室温で強磁性・強誘電性が共存した物質を実現
―低消費電力・超高密度磁気メモリー開発に道―


【概要】
 東京工業大学 科学技術創成研究院 フロンティア材料研究所の北條元・元助教(現九州大学総合理工学研究院准教授)、東正樹教授、名古屋工業大学の壬生攻教授らの研究グループは、セラミックス結晶中に磁石の性質(強磁性:用語1)と電気を蓄える性質(強誘電性:用語2)が室温において共存することを確認した。室温での両性質の共存は、鉄酸ビスマスを用いた次世代磁気メモリー実現のための鍵として注目されていながらも、磁性不純物の影響により、これまで本質的であると実験で確認されたことはなかった。
 同研究グループは、コバルト酸鉄酸ビスマスを薄膜形態で安定化させ、その磁気特性および誘電特性を詳しく調べた。その結果、温度に応じて磁石としての性質が変化し、低温では消失していた磁石の特性が室温では現れることを明らかにした。電気を蓄える性質も備えている。

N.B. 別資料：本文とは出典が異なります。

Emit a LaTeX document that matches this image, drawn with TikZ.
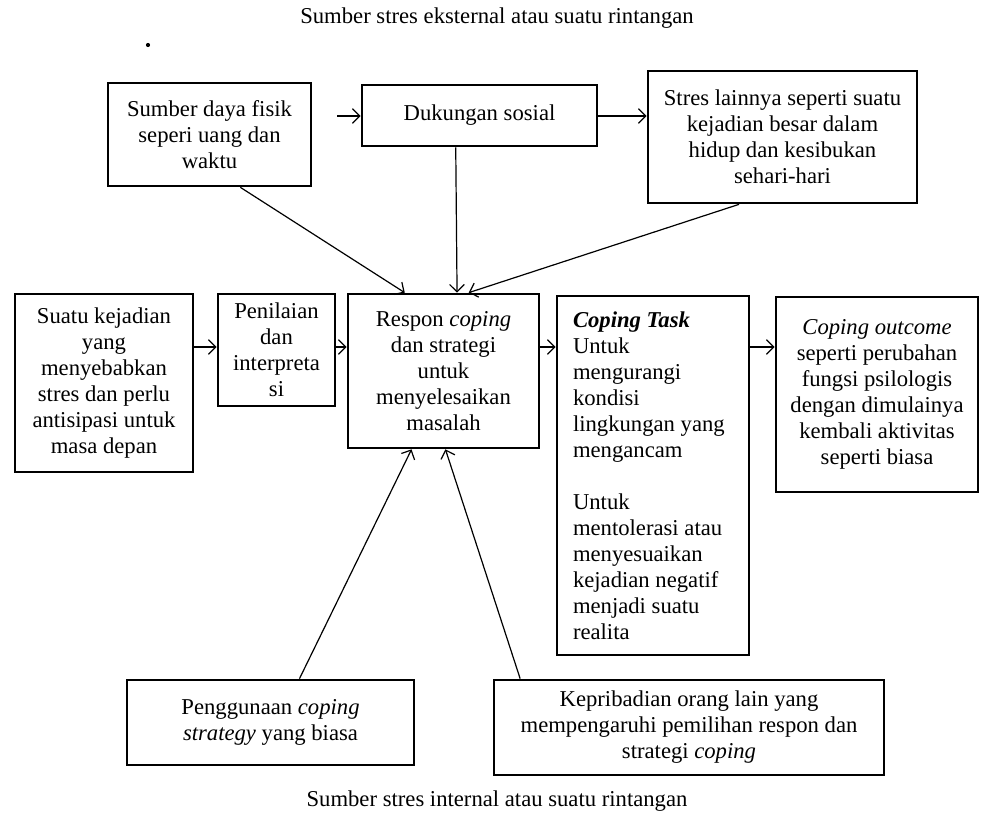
\documentclass[tikz,border=0pt]{standalone}
\usepackage{fontspec}
\setmainfont{Liberation Serif}
\usetikzlibrary{arrows.meta,calc}
\begin{document}
\begin{tikzpicture}[x=0.75pt,y=-0.75pt,
  box/.style={draw,line width=2pt,align=center,inner sep=2pt,
    font=\fontsize{17}{19.5}\selectfont},
  sz/.style 2 args={minimum width=#1*0.75pt,minimum height=#2*0.75pt},
  arr/.style={line width=0.9pt,-{Straight Barb[length=5.5pt,width=11pt]}},
  caption/.style={font=\fontsize{17}{19}\selectfont}]
\useasboundingbox (0,0) rectangle (981,821);

\node[caption] (top) at (497,18) {Sumber stres eksternal atau suatu rintangan};
\node[circle,fill,inner sep=1.1pt] (dot) at (148,45) {};
\node[caption] (bottom) at (497,801) {Sumber stres internal atau suatu rintangan};

\node[box,sz={203}{103}] (A) at (209.5,134.5) {Sumber daya fisik\\seperi uang dan\\waktu};
\node[box,sz={235}{61}] (B) at (479.5,115.5) {Dukungan sosial};
\node[box,sz={269}{132}] (C) at (782.5,137) {Stres lainnya seperti suatu\\kejadian besar dalam\\hidup dan kesibukan\\sehari-hari};

\node[box,sz={178}{178}] (D) at (104,383) {Suatu kejadian\\yang\\menyebabkan\\stres dan perlu\\antisipasi untuk\\masa depan};
\node[box,sz={117}{112}] (E) at (276.5,350) {Penilaian\\dan\\interpreta\\si};
\node[box,sz={191}{154}] (F) at (443.5,371) {Respon \textit{coping}\\dan strategi\\untuk\\menyelesaikan\\masalah};
\node[box,sz={192}{359},align=flush left,text width=160*0.75pt] (G) at (653,475.5) {\textbf{\textit{Coping Task}}\\Untuk\\mengurangi\\kondisi\\lingkungan yang\\mengancam\\[19.5pt]Untuk\\mentolerasi atau\\menyesuaikan\\kejadian negatif\\menjadi suatu\\realita};
\node[box,sz={202}{195}] (H) at (877,394.5) {\textit{Coping outcome}\\seperti perubahan\\fungsi psilologis\\dengan dimulainya\\kembali aktivitas\\seperti biasa};

\node[box,sz={287}{85}] (I) at (270.5,722.5) {Penggunaan \textit{coping}\\\textit{strategy} yang biasa};
\node[box,sz={390}{95}] (J) at (689,727.5) {Kepribadian orang lain yang\\mempengaruhi pemilihan respon dan\\strategi \textit{coping}};

% top row arrows
\coordinate (ab) at (337,116);
\draw[arr] (ab) -- (ab -| B.west);
\draw[arr] (B.east |- ab) -- (ab -| C.west);

% into F from above
\draw[arr] ($(A.south west)!0.65!(A.south east)$) -- ($(F.north west)!0.3!(F.north east)$);
\draw[arr] ($(B.south west)!0.4!(B.south east)$) -- ($(F.north west)!0.57!(F.north east)$);
\draw[arr] ($(C.south west)!0.34!(C.south east)$) -- ($(F.north west)!0.63!(F.north east)$);

% middle row
\coordinate (mid) at (0,347);
\draw[arr] (D.east |- mid) -- (E.west |- mid);
\draw[arr] (E.east |- mid) -- (F.west |- mid);
\draw[arr] (F.east |- mid) -- (G.west |- mid);
\draw[arr] (G.east |- mid) -- (H.west |- mid);

% from below
\draw[arr] ($(I.north west)!0.6!(I.north east)$) -- ($(F.south west)!0.335!(F.south east)$);
\draw[arr] ($(J.north west)!0.07!(J.north east)$) -- ($(F.south west)!0.51!(F.south east)$);
\end{tikzpicture}
\end{document}
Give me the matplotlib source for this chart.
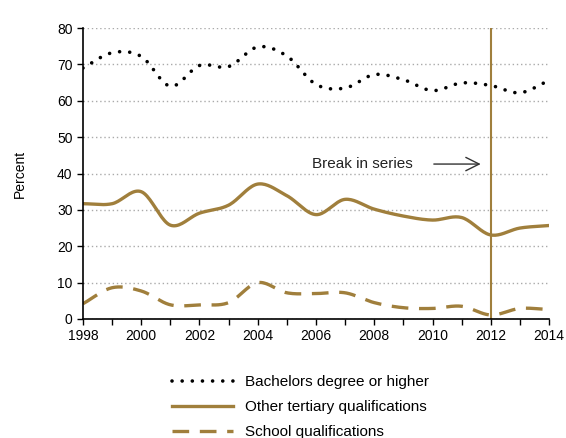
import numpy as np
import matplotlib.pyplot as plt

plt.rcParams['font.family'] = ['Liberation Sans', 'DejaVu Sans']

years = list(range(1998, 2015))
bachelors = [69.0, 73.2, 72.2, 64.0, 69.7, 69.4, 74.8, 72.3, 64.5, 63.5,
             67.2, 65.8, 62.8, 64.9, 64.2, 62.2, 65.6]
other_tertiary = [31.7, 31.7, 35.0, 25.8, 29.1, 31.3, 37.1, 33.9, 28.7, 32.9,
                  30.2, 28.3, 27.2, 27.9, 23.1, 25.0, 25.7]
school = [4.2, 8.6, 7.7, 3.9, 3.9, 4.5, 10.0, 7.2, 7.0, 7.2,
          4.5, 3.1, 2.9, 3.5, 1.1, 2.9, 2.6]
break_year = 2012

gold = '#A07F3C'


def smooth(x, y, n=20):
    # Excel-style smoothed line (Catmull-Rom through the points)
    x = np.asarray(x, float)
    y = np.asarray(y, float)
    px = np.concatenate([[2 * x[0] - x[1]], x, [2 * x[-1] - x[-2]]])
    py = np.concatenate([[2 * y[0] - y[1]], y, [2 * y[-1] - y[-2]]])
    xs, ys = [], []
    t = np.linspace(0, 1, n, endpoint=False)
    for i in range(1, len(px) - 2):
        for p, out in ((px, xs), (py, ys)):
            p0, p1, p2, p3 = p[i - 1], p[i], p[i + 1], p[i + 2]
            out.extend(0.5 * (2 * p1 + (-p0 + p2) * t
                              + (2 * p0 - 5 * p1 + 4 * p2 - p3) * t ** 2
                              + (-p0 + 3 * p1 - 3 * p2 + p3) * t ** 3))
    xs.append(x[-1])
    ys.append(y[-1])
    return xs, ys


fig = plt.figure(figsize=(5.66, 4.38), dpi=100)
ax = fig.add_axes([0.1466, 0.2717, 0.8234, 0.6643])

ax.plot(*smooth(years, bachelors), color='black', lw=2.6,
        linestyle=(0, (0.01, 2.8)), dash_capstyle='round',
        label='Bachelors degree or higher')
ax.plot(*smooth(years, other_tertiary), color=gold, lw=2.4,
        label='Other tertiary qualifications')
ax.plot(*smooth(years, school), color=gold, lw=2.4,
        linestyle=(0, (5, 3.2)), label='School qualifications')

ax.axvline(break_year, ymin=0, ymax=1, color=gold, lw=1.5)
ax.annotate('', xy=(2011.75, 42.6), xytext=(2009.95, 42.6),
            arrowprops=dict(arrowstyle='->', color='#333333', lw=1,
                            mutation_scale=24))
ax.text(2005.85, 42.6, 'Break in series', fontsize=11, va='center',
        ha='left', color='#222222')

ax.set_xlim(1998, 2014)
ax.set_ylim(0, 80)
ax.set_xticks(range(1998, 2015, 2))
ax.set_xticks(range(1998, 2015), minor=True)
ax.set_yticks(range(0, 81, 10))
ax.tick_params(axis='both', labelsize=10, direction='out', length=4, width=1)
ax.tick_params(axis='x', which='minor', length=4, width=1)
ax.grid(axis='y', color='#AAAAAA', linestyle=(0, (1, 2)), lw=1)
ax.set_axisbelow(True)
for s in ('top', 'right'):
    ax.spines[s].set_visible(False)
for s in ('left', 'bottom'):
    ax.spines[s].set_linewidth(1.2)
ax.set_ylabel('Percent', fontsize=10)
ax.yaxis.set_label_coords(-0.12, 0.5)

ax.legend(loc='upper left', bbox_to_anchor=(0.178, -0.172), frameon=False,
          fontsize=11, handlelength=4.0, handletextpad=0.8,
          labelspacing=0.73, borderaxespad=0)

fig.savefig('out.png', dpi=100)
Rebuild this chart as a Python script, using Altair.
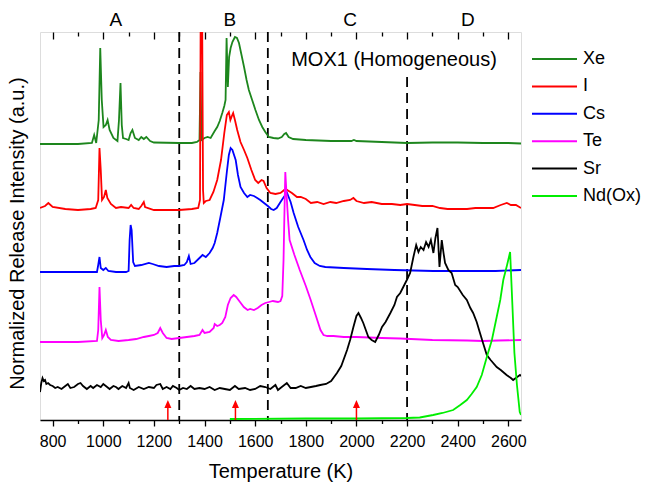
import altair as alt
import pandas as pd

FONT = "Liberation Sans, Arial, sans-serif"

series_names = ["Xe", "I", "Cs", "Te", "Sr", "Nd(Ox)"]
series_colors = ["#1d861d", "#ff0000", "#0000ff", "#ff00ff", "#000000", "#00ee00"]

# Temperature (K) and release intensity (a.u., stacked with offsets as plotted)
xe_T = [750, 900, 955, 964, 972, 982, 988, 994, 1001, 1010, 1017, 1025, 1040, 1056, 1062, 1068, 1073, 1078,
        1090, 1100, 1108, 1115, 1125, 1140, 1150, 1160, 1170, 1185, 1200, 1300, 1350, 1370, 1380, 1384, 1388,
        1400, 1412, 1424, 1440, 1450, 1460, 1470, 1478, 1483, 1487, 1492, 1497, 1503, 1510, 1520, 1528, 1536,
        1546, 1556, 1566, 1575, 1588, 1601, 1615, 1628, 1640, 1654, 1672, 1690, 1705, 1715, 1722, 1732, 1750,
        1800, 1900, 1980, 1990, 2000, 2100, 2200, 2300, 2400, 2500, 2600, 2650]
xe_I = [276, 276, 277, 285, 277, 300, 372, 320, 293, 295, 300, 290, 282, 279, 300, 337, 295, 282,
        281, 280, 287, 290, 282, 280, 283, 281, 283, 279, 277.5, 277, 277, 278, 280, 348, 280,
        282, 283, 282, 289, 293, 299, 307, 314, 320, 382, 333, 363, 372, 378, 383, 382, 377,
        365, 353, 340, 330, 320, 310, 300, 293, 288, 283, 282, 281.5, 283, 286, 287, 283, 281,
        280, 279, 279, 280, 279, 278, 277, 277.5, 277.5, 277, 277, 276.5]

i_T = [750, 770, 783, 800, 850, 900, 950, 970, 980, 985, 990, 995, 1003, 1010, 1016, 1030, 1050, 1070,
       1100, 1110, 1120, 1140, 1150, 1160, 1165, 1200, 1250, 1300, 1350, 1375, 1382, 1385, 1390, 1394, 1397,
       1405, 1420, 1435, 1450, 1465, 1478, 1488, 1496, 1502, 1508, 1513, 1520, 1529, 1542, 1556, 1569, 1585,
       1600, 1612, 1625, 1633, 1645, 1660, 1680, 1700, 1715, 1726, 1745, 1765, 1780, 1800, 1820, 1845, 1870,
       1897, 1920, 1950, 1975, 1988, 2000, 2030, 2060, 2100, 2140, 2173, 2200, 2230, 2260, 2300, 2330, 2360,
       2400, 2437, 2470, 2500, 2540, 2570, 2594, 2610, 2630, 2650]
i_I = [212, 214, 217, 213, 211, 210, 211, 212, 220, 272, 250, 220, 223, 230, 222, 216, 212, 213,
       212, 215, 212, 211, 214, 218, 213, 210, 210, 210, 211, 212, 220, 430, 430, 230, 217,
       219, 220, 228, 240, 260, 287, 305, 308, 300, 304, 307, 300, 290, 278, 270, 262, 250,
       240, 237, 240, 239, 232, 227, 226, 227, 230, 230, 227, 223, 223, 221, 217, 218, 216,
       218, 217, 219, 220, 222, 219, 217, 218, 216, 216, 215, 216, 215, 214, 214, 212, 211,
       211, 211, 212, 212, 212, 215, 217, 215, 215, 212]

cs_T = [750, 900, 975, 980, 985, 990, 1000, 1010, 1020, 1050, 1090, 1100, 1104, 1108, 1112, 1118, 1125, 1150,
        1180, 1195, 1220, 1250, 1280, 1300, 1320, 1330, 1338, 1345, 1360, 1380, 1392, 1405, 1420, 1432, 1440,
        1450, 1462, 1476, 1488, 1496, 1503, 1510, 1523, 1532, 1542, 1556, 1569, 1580, 1595, 1608, 1620, 1635,
        1650, 1663, 1673, 1685, 1700, 1713, 1726, 1740, 1752, 1770, 1791, 1805, 1818, 1835, 1855, 1877, 1950,
        2041, 2150, 2303, 2450, 2550, 2650]
cs_I = [148, 148, 148, 155, 163, 152, 150, 152, 149, 148, 148, 149, 180, 195, 190, 158, 154, 155,
        157, 156, 154, 153, 154, 154, 155, 158, 164, 156, 157, 162, 165, 163, 167, 172, 177,
        187, 202, 220, 248, 265, 272, 270, 260, 245, 233, 227, 223, 225, 224, 222, 220, 217,
        214, 211, 210, 212, 218, 223, 227, 218, 207, 193, 180, 170, 163, 157, 154, 153, 152,
        151, 150, 149, 149, 149, 150]

te_T = [750, 800, 900, 975, 980, 985, 990, 996, 1003, 1010, 1018, 1030, 1060, 1100, 1130, 1160, 1180, 1200,
        1215, 1225, 1235, 1250, 1270, 1300, 1330, 1360, 1380, 1392, 1400, 1420, 1436, 1440, 1450, 1460, 1470,
        1482, 1492, 1503, 1515, 1525, 1540, 1555, 1570, 1580, 1595, 1610, 1625, 1640, 1655, 1670, 1690, 1700,
        1707, 1712, 1715, 1719, 1724, 1730, 1736, 1755, 1776, 1800, 1818, 1840, 1858, 1870, 1885, 1909, 1950,
        2000, 2100, 2173, 2300, 2437, 2500, 2560, 2650]
te_I = [78, 78, 78, 79, 90, 133, 100, 82, 85, 90, 83, 80, 79, 80, 81, 83, 84, 85,
        87, 92, 87, 82, 81, 82, 83, 84, 85, 90, 87, 88, 92, 96, 94, 95, 97,
        103, 115, 122, 125, 123, 118, 113, 110, 111, 110, 112, 115, 117, 118, 119, 118, 119,
        124, 160, 200, 248, 225, 200, 180, 165, 150, 134, 121, 104, 90, 85, 84, 84, 83,
        83, 82, 81.5, 80, 79.5, 79, 79.5, 80]

sr_T = [750, 755, 760, 765, 770, 775, 782, 790, 800, 810, 820, 835, 850, 860, 870, 885, 900, 910, 920, 935,
        950, 960, 975, 990, 1000, 1010, 1025, 1040, 1050, 1060, 1075, 1090, 1100, 1105, 1120, 1140, 1160,
        1180, 1200, 1210, 1225, 1235, 1250, 1265, 1275, 1290, 1300, 1315, 1330, 1345, 1360, 1380, 1400, 1420,
        1440, 1460, 1480, 1500, 1520, 1535, 1560, 1580, 1600, 1620, 1640, 1660, 1680, 1690, 1700, 1725, 1740,
        1760, 1780, 1800, 1820, 1840, 1857, 1880, 1900, 1923, 1940, 1963, 1975, 1988, 2000, 2008, 2018, 2027,
        2037, 2047, 2060, 2074, 2088, 2101, 2115, 2134, 2150, 2160, 2173, 2185, 2199, 2212, 2225, 2236, 2245,
        2254, 2265, 2275, 2285, 2294, 2304, 2312, 2320, 2328, 2337, 2344, 2350, 2363, 2376, 2390, 2400, 2420,
        2436, 2450, 2461, 2475, 2488, 2500, 2515, 2530, 2554, 2570, 2593, 2610, 2619, 2635, 2646, 2650]
sr_I = [28, 37, 42, 39, 40, 36, 37, 35, 34, 32, 33, 31, 34, 36, 32, 33, 36, 37, 34, 31,
        34, 32, 35, 33, 36, 34, 31, 34, 33, 31, 34, 32, 37, 32, 30, 33, 31,
        33, 32, 35, 36, 31, 33, 31, 34, 32, 30, 32, 31, 34, 31, 32, 31, 33,
        30, 32, 31, 30, 34, 31, 32, 30, 31, 34, 33, 31, 35, 30, 32, 37, 32,
        32, 34, 32, 33, 34, 35, 36, 39, 47, 54, 70, 80, 93, 104, 107, 102, 97,
        90, 83, 80, 78, 85, 93, 98, 107, 115, 123, 127, 133, 140, 147, 163, 175, 168,
        173, 170, 178, 173, 180, 167, 182, 192, 153, 180, 167, 157, 150, 147, 135, 133, 125,
        120, 112, 107, 98, 87, 77, 65, 60, 53, 50, 45, 42, 40, 43, 45, 44]

nd_T = [1500, 1800, 2000, 2200, 2250, 2303, 2340, 2382, 2410, 2436, 2455, 2475, 2495, 2515, 2535, 2554,
        2568, 2580, 2595, 2607, 2616, 2624, 2634, 2645, 2650]
nd_I = [1, 1.5, 1.5, 2, 2.5, 5, 7, 10, 15, 20, 26, 33, 45, 63, 80, 103,
        120, 140, 155, 168, 115, 67, 35, 8, 5]

major_ticks = [800, 1000, 1200, 1400, 1600, 1800, 2000, 2200, 2400, 2600]
minor_ticks = [900, 1100, 1300, 1500, 1700, 1900, 2100, 2300, 2500]

region_labels = ["A", "B", "C", "D"]
region_T = [1050, 1500, 1975, 2440]

divider_T = [1300, 1650, 2200]
divider_top = [388, 388, 343]

arrow_T = [1255, 1522, 2000]

rows = []
for name, Ts, Is in zip(series_names, [xe_T, i_T, cs_T, te_T, sr_T, nd_T],
                        [xe_I, i_I, cs_I, te_I, sr_I, nd_I]):
    for t, v in zip(Ts, Is):
        rows.append({"series": name, "T": t, "I": v})
df = pd.DataFrame(rows)

xscale = alt.Scale(domain=[750, 2650], nice=False, zero=False)
yscale = alt.Scale(domain=[0, 388], nice=False, zero=False)

y_axis = alt.Axis(
    title="Normalized Release Intensity (a.u.)", ticks=False, labels=False, domain=False,
    grid=False, titleFont=FONT, titleFontSize=20, titleFontWeight="normal", titleColor="black",
    titleAngle=-90, titleX=-23, titleY=201, titleAlign="center", titleBaseline="middle")

lines = alt.Chart(df).mark_line(strokeWidth=1.8, clip=True).encode(
    x=alt.X("T:Q", scale=xscale, axis=alt.Axis(
        values=major_ticks, format="d", orient="bottom", tickSize=6, tickWidth=1.3, tickColor="black",
        domain=True, domainColor="black", domainWidth=1.3, labelFlush=False,
        labelFontSize=16, labelFont=FONT, labelColor="black", labelPadding=7,
        title="Temperature (K)", titleFont=FONT, titleFontSize=20, titleFontWeight="normal",
        titleColor="black", titleBaseline="alphabetic", titleY=57, grid=False)),
    y=alt.Y("I:Q", scale=yscale, axis=y_axis),
    color=alt.Color("series:N", scale=alt.Scale(domain=series_names, range=series_colors),
                    legend=alt.Legend(title=None, orient="none", legendX=491, legendY=16,
                                      symbolType="stroke", symbolSize=2025, symbolStrokeWidth=2,
                                      labelFont=FONT, labelFontSize=18, labelColor="black",
                                      labelOffset=5, clipHeight=22, rowPadding=5.4, padding=0,
                                      symbolOffset=0)),
)

minor_df = pd.DataFrame({"T": minor_ticks})
major_df = pd.DataFrame({"T": major_ticks})

minor_bottom = alt.Chart(minor_df).mark_point(opacity=0).encode(
    x=alt.X("T:Q", scale=xscale, axis=alt.Axis(
        values=minor_ticks, orient="bottom", tickSize=3.5, tickWidth=1.3, tickColor="black",
        labels=False, domain=False, title=None, grid=False)))
major_top = alt.Chart(major_df).mark_point(opacity=0).encode(
    x=alt.X("T:Q", scale=xscale, axis=alt.Axis(
        values=major_ticks, orient="top", offset=-7, tickSize=7, tickWidth=1.3, tickColor="black",
        labels=False, domain=False, title=None, grid=False)))
minor_top = alt.Chart(minor_df).mark_point(opacity=0).encode(
    x=alt.X("T:Q", scale=xscale, axis=alt.Axis(
        values=minor_ticks, orient="top", offset=-4, tickSize=4, tickWidth=1.3, tickColor="black",
        labels=False, domain=False, title=None, grid=False)))

div_df = pd.DataFrame({"T": divider_T, "top": divider_top, "bottom": [0, 0, 0]})
dividers = alt.Chart(div_df).mark_rule(color="black", strokeWidth=1.8, strokeDash=[10, 6]).encode(
    x=alt.X("T:Q", scale=xscale, axis=None),
    y=alt.Y("top:Q", scale=yscale, axis=y_axis),
    y2="bottom:Q")

reg_df = pd.DataFrame({"T": region_T, "label": region_labels})
regions = alt.Chart(reg_df).mark_text(font=FONT, fontSize=19, color="black", baseline="middle",
                                       align="center").encode(
    x=alt.X("T:Q", scale=xscale, axis=None), y=alt.value(-12), text="label:N")

title_df = pd.DataFrame({"label": ["MOX1 (Homogeneous)"]})
mox = alt.Chart(title_df).mark_text(font=FONT, fontSize=20, color="black", baseline="middle",
                                     align="center").encode(
    x=alt.value(354), y=alt.value(28), text="label:N")

arr_df = pd.DataFrame({"T": arrow_T})
arrow_shaft = alt.Chart(arr_df).mark_rule(color="#ff0000", strokeWidth=1.5).encode(
    x=alt.X("T:Q", scale=xscale, axis=None), y=alt.value(388), y2=alt.value(375))
arrow_head = alt.Chart(arr_df).mark_point(shape="M-3.5,4L3.5,4L0,-4Z", size=4, filled=True,
                                          color="#ff0000", opacity=1).encode(
    x=alt.X("T:Q", scale=xscale, axis=None), y=alt.value(372))

chart = alt.layer(
    dividers, lines, minor_bottom, major_top, minor_top, regions, mox, arrow_shaft, arrow_head
).resolve_axis(x="independent").properties(
    width=481, height=388,
    autosize=alt.AutoSizeParams(type="none"),
    padding={"left": 40, "top": 32, "right": 127, "bottom": 64},
).configure_view(stroke="black", strokeWidth=1.3).configure(font=FONT, background="white")

chart.save("out.html", embed_options={"renderer": "svg", "actions": False})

強磁性と強誘電性の相関が確認されたことから、新しい原理に基づく、低消費電力かつ高速アクセス、大容量の次世代磁気メモリー開発につながると期待される。
 同研究グループには東工大の川邊諒・元大学院生、清水啓佑大学院生、山本孟大学院生、インドのボーズ基礎科学研究センターが参画した。
 研究成果はドイツの材料系科学誌「Advanced Materials(アドバンストマテリアルズ)」のオンライン版で12月21日に公開される。

●研究の背景
 スマートフォンの普及やビッグデータなどによる情報処理量の爆発的な増大に伴う、情報機器の消費電力が問題になる中で、低消費電力・高記録密度・不揮発性の次世代メモリーデバイスへの要求が高まっている。こうした観点から注目されるのが、磁性と強誘電性を併せ持つマルチフェロイック物質(用語3)である。磁性と強誘電性の相関が十分に強く、電場によって磁化方向を反転することができれば、不揮発性・高安定性という現在の磁気メモリーの特徴を生かしつつ、低消費電力・高記録密度かつ簡易な素子構造を有した次世代磁気メモリーを実現できると期待される。